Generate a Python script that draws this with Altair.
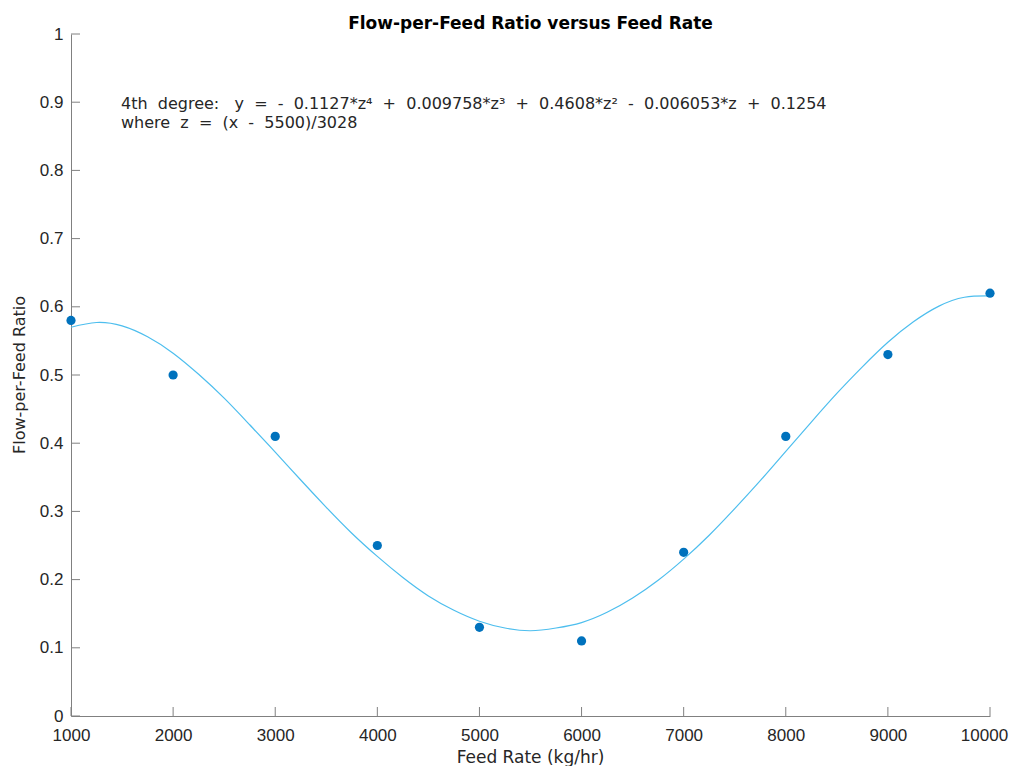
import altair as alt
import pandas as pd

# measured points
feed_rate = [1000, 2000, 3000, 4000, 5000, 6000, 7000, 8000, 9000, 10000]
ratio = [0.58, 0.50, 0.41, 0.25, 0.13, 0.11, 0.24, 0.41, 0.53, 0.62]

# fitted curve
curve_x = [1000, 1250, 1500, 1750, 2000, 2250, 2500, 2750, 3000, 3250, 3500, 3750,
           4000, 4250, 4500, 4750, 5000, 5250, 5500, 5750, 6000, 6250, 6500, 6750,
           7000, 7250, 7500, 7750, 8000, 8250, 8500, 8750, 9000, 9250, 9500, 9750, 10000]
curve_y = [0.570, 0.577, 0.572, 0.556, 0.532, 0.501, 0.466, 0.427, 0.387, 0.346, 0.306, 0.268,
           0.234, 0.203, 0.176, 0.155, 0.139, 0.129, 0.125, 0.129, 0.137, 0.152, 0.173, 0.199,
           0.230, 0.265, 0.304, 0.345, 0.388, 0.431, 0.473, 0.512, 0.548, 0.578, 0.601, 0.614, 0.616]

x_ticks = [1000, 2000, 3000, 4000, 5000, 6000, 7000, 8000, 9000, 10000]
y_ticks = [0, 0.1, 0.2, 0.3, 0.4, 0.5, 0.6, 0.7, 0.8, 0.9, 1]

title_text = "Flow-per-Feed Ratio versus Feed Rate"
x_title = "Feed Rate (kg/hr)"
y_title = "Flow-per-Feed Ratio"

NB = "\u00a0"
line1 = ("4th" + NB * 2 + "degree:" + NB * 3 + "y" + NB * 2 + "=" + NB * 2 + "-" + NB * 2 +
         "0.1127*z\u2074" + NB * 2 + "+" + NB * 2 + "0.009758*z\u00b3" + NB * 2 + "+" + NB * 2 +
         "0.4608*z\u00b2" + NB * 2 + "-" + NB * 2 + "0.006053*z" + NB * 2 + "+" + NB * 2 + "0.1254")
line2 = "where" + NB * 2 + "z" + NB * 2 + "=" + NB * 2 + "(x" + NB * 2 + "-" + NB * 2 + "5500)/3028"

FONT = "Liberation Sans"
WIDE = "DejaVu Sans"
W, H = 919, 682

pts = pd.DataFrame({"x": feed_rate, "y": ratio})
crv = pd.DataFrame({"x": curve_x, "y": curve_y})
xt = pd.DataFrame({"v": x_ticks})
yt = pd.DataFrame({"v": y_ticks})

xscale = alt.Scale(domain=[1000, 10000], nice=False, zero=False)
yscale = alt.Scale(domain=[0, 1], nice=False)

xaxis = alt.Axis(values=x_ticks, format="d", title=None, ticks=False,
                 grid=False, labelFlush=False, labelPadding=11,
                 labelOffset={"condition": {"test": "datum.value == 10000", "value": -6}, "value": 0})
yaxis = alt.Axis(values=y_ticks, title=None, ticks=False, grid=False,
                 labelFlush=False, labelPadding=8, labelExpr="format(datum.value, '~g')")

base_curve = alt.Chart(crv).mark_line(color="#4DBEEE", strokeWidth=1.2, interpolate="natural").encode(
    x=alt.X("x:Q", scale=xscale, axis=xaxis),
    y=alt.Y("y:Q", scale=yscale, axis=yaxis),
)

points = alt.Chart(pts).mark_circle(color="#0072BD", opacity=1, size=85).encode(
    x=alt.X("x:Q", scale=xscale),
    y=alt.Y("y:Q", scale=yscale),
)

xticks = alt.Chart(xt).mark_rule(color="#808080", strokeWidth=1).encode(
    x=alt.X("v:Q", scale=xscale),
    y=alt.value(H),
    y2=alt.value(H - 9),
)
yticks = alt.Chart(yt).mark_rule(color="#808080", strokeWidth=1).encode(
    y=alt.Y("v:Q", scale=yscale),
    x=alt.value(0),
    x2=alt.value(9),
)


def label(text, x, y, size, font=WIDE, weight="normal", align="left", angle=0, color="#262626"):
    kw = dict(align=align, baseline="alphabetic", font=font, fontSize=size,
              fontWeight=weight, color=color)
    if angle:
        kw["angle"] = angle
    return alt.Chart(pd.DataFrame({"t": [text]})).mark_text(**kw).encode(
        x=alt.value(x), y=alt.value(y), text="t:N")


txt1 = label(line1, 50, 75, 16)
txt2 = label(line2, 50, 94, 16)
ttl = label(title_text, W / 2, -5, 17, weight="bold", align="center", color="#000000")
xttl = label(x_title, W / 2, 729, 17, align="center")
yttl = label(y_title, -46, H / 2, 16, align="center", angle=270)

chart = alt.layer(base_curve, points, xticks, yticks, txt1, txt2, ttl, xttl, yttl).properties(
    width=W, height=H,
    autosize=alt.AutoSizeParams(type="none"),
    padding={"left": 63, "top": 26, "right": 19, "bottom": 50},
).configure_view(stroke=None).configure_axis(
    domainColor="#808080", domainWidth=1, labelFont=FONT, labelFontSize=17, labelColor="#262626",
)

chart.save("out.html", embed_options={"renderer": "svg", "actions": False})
==================================================
TASK PROMPT: Without the pictures, output the full listing exactly as it stands.

THE ANSWER:
Generate a Python script that draws this with Altair.
import altair as alt
import pandas as pd

# measured points
feed_rate = [1000, 2000, 3000, 4000, 5000, 6000, 7000, 8000, 9000, 10000]
ratio = [0.58, 0.50, 0.41, 0.25, 0.13, 0.11, 0.24, 0.41, 0.53, 0.62]

# fitted curve
curve_x = [1000, 1250, 1500, 1750, 2000, 2250, 2500, 2750, 3000, 3250, 3500, 3750,
           4000, 4250, 4500, 4750, 5000, 5250, 5500, 5750, 6000, 6250, 6500, 6750,
           7000, 7250, 7500, 7750, 8000, 8250, 8500, 8750, 9000, 9250, 9500, 9750, 10000]
curve_y = [0.570, 0.577, 0.572, 0.556, 0.532, 0.501, 0.466, 0.427, 0.387, 0.346, 0.306, 0.268,
           0.234, 0.203, 0.176, 0.155, 0.139, 0.129, 0.125, 0.129, 0.137, 0.152, 0.173, 0.199,
           0.230, 0.265, 0.304, 0.345, 0.388, 0.431, 0.473, 0.512, 0.548, 0.578, 0.601, 0.614, 0.616]

x_ticks = [1000, 2000, 3000, 4000, 5000, 6000, 7000, 8000, 9000, 10000]
y_ticks = [0, 0.1, 0.2, 0.3, 0.4, 0.5, 0.6, 0.7, 0.8, 0.9, 1]

title_text = "Flow-per-Feed Ratio versus Feed Rate"
x_title = "Feed Rate (kg/hr)"
y_title = "Flow-per-Feed Ratio"

NB = "\u00a0"
line1 = ("4th" + NB * 2 + "degree:" + NB * 3 + "y" + NB * 2 + "=" + NB * 2 + "-" + NB * 2 +
         "0.1127*z\u2074" + NB * 2 + "+" + NB * 2 + "0.009758*z\u00b3" + NB * 2 + "+" + NB * 2 +
         "0.4608*z\u00b2" + NB * 2 + "-" + NB * 2 + "0.006053*z" + NB * 2 + "+" + NB * 2 + "0.1254")
line2 = "where" + NB * 2 + "z" + NB * 2 + "=" + NB * 2 + "(x" + NB * 2 + "-" + NB * 2 + "5500)/3028"

FONT = "Liberation Sans"
WIDE = "DejaVu Sans"
W, H = 919, 682

pts = pd.DataFrame({"x": feed_rate, "y": ratio})
crv = pd.DataFrame({"x": curve_x, "y": curve_y})
xt = pd.DataFrame({"v": x_ticks})
yt = pd.DataFrame({"v": y_ticks})

xscale = alt.Scale(domain=[1000, 10000], nice=False, zero=False)
yscale = alt.Scale(domain=[0, 1], nice=False)

xaxis = alt.Axis(values=x_ticks, format="d", title=None, ticks=False,
                 grid=False, labelFlush=False, labelPadding=11,
                 labelOffset={"condition": {"test": "datum.value == 10000", "value": -6}, "value": 0})
yaxis = alt.Axis(values=y_ticks, title=None, ticks=False, grid=False,
                 labelFlush=False, labelPadding=8, labelExpr="format(datum.value, '~g')")

base_curve = alt.Chart(crv).mark_line(color="#4DBEEE", strokeWidth=1.2, interpolate="natural").encode(
    x=alt.X("x:Q", scale=xscale, axis=xaxis),
    y=alt.Y("y:Q", scale=yscale, axis=yaxis),
)

points = alt.Chart(pts).mark_circle(color="#0072BD", opacity=1, size=85).encode(
    x=alt.X("x:Q", scale=xscale),
    y=alt.Y("y:Q", scale=yscale),
)

xticks = alt.Chart(xt).mark_rule(color="#808080", strokeWidth=1).encode(
    x=alt.X("v:Q", scale=xscale),
    y=alt.value(H),
    y2=alt.value(H - 9),
)
yticks = alt.Chart(yt).mark_rule(color="#808080", strokeWidth=1).encode(
    y=alt.Y("v:Q", scale=yscale),
    x=alt.value(0),
    x2=alt.value(9),
)


def label(text, x, y, size, font=WIDE, weight="normal", align="left", angle=0, color="#262626"):
    kw = dict(align=align, baseline="alphabetic", font=font, fontSize=size,
              fontWeight=weight, color=color)
    if angle:
        kw["angle"] = angle
    return alt.Chart(pd.DataFrame({"t": [text]})).mark_text(**kw).encode(
        x=alt.value(x), y=alt.value(y), text="t:N")


txt1 = label(line1, 50, 75, 16)
txt2 = label(line2, 50, 94, 16)
ttl = label(title_text, W / 2, -5, 17, weight="bold", align="center", color="#000000")
xttl = label(x_title, W / 2, 729, 17, align="center")
yttl = label(y_title, -46, H / 2, 16, align="center", angle=270)

chart = alt.layer(base_curve, points, xticks, yticks, txt1, txt2, ttl, xttl, yttl).properties(
    width=W, height=H,
    autosize=alt.AutoSizeParams(type="none"),
    padding={"left": 63, "top": 26, "right": 19, "bottom": 50},
).configure_view(stroke=None).configure_axis(
    domainColor="#808080", domainWidth=1, labelFont=FONT, labelFontSize=17, labelColor="#262626",
)

chart.save("out.html", embed_options={"renderer": "svg", "actions": False})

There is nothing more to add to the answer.